Paul’s first answer is found in the identity of those to whom he is speaking in verse one: “Or do you not know, brothers—for I am speaking to those who know the law….”  Paul is specifically addressing wholeheartedness in relation to those who get the law.  If you feel the pressure of perfecting, then you get the law.  If you feel the exhaustion of performing, then you get the law.  If you feel the bondage and anxiety of proving and pleasing, then you get the law.  Paul is speaking to you.   
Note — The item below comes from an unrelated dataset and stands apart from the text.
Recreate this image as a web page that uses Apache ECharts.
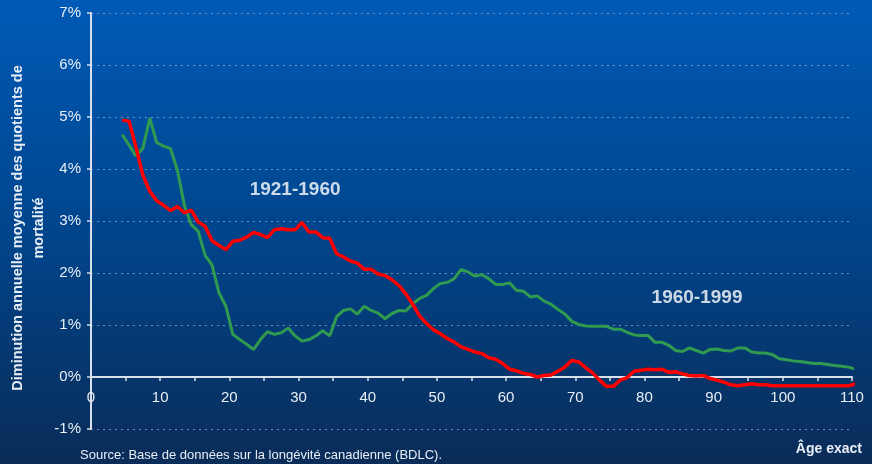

Paul’s second answer to why “wholeheartedness” is so hard to achieve is found in his use of the image of marriage (vv.1-3) in order to show how intimate, deeply personal, and powerfully binding a relationship with the law actually is:  we come into this world married to the law.  This is why we live stressed-out, anxious, driven, angry, controlling, guilty, co-dependent, exhausted lives.  This is why we need to perform, please, perfect, and prove.  “Wholeheartedness” is impossible when we are married to the law because it is not something that can be achieved through the law; it is only something that can be received by grace.

How do we receive wholeheartedness by grace?  Paul’s answer is that first we have to die.  We have to die to the law.  We have to die to the law in order to be married to another (v.4):  “You…have died to the law through the body of Christ, so that you may belong to another, to him who has been raised from the dead….”  A Christian has died to law or achievement-salvation through the death of Jesus.  A Christian can now say, “No!” to the need and pressure to please, perform, and perfect. 

Paul’s second answer is the spousal love of Jesus.  Only the spousal love of Jesus will drive the old way of law-living out of us.  A Christian belongs to the real and never ending love of one who has been raised from the dead.  Let Jesus’ spousal love experientially produce wholeheartedness in you and functionally drive out the emptiness of pleasing, performing, and perfecting.